WORK INSTRUCTIONS
Your task is to retype the lines from the opening of the material through the line that includes "import * as". Do not copy the pictures.

+++++

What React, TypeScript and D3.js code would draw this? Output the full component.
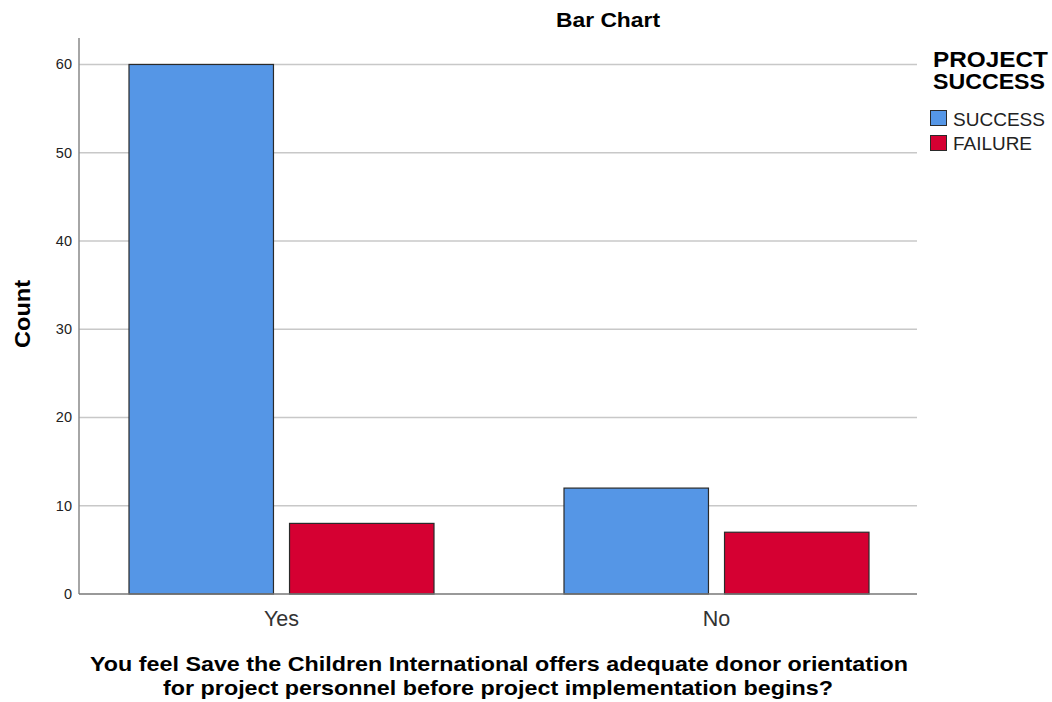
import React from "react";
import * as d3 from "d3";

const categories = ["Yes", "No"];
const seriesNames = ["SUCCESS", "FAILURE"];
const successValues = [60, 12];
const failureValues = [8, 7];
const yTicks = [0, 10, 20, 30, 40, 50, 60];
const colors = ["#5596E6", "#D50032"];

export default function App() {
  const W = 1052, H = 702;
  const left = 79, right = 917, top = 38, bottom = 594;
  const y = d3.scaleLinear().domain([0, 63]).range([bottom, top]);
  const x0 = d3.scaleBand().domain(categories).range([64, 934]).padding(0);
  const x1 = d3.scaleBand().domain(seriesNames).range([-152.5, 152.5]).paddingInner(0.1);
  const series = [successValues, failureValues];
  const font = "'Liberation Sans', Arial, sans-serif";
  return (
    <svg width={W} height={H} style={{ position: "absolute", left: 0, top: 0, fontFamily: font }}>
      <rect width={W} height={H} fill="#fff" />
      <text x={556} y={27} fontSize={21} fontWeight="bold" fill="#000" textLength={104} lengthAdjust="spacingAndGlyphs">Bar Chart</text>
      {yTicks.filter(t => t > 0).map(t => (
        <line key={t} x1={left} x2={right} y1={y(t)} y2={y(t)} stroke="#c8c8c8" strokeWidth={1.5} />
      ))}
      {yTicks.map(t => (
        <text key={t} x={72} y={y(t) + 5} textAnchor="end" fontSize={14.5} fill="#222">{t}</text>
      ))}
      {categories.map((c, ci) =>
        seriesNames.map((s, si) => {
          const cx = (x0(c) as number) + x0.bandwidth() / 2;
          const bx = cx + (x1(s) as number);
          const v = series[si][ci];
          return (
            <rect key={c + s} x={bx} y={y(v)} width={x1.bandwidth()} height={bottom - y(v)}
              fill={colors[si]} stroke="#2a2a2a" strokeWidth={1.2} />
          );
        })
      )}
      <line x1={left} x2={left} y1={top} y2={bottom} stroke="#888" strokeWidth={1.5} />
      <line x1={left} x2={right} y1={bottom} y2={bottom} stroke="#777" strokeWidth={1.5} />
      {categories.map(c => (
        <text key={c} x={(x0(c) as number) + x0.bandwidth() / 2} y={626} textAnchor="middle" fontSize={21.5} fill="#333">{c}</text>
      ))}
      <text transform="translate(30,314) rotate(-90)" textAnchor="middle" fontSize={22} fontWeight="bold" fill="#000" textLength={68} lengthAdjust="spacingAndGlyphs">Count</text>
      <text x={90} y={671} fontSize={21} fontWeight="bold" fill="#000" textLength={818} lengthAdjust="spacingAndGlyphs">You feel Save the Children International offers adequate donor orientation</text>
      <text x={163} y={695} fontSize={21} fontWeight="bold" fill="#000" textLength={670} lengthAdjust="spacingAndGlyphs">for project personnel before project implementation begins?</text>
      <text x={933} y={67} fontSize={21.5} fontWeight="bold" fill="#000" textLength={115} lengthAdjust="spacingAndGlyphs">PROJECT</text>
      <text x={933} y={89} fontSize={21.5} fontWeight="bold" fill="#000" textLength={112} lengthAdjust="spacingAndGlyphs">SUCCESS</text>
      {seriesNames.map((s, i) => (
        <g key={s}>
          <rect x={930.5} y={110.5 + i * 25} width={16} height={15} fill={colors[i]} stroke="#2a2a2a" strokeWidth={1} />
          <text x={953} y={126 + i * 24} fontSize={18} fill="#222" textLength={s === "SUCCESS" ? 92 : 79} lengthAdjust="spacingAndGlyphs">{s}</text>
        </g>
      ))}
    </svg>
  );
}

+++++

FINAL ANSWER
What React, TypeScript and D3.js code would draw this? Output the full component.
import React from "react";
import * as d3 from "d3";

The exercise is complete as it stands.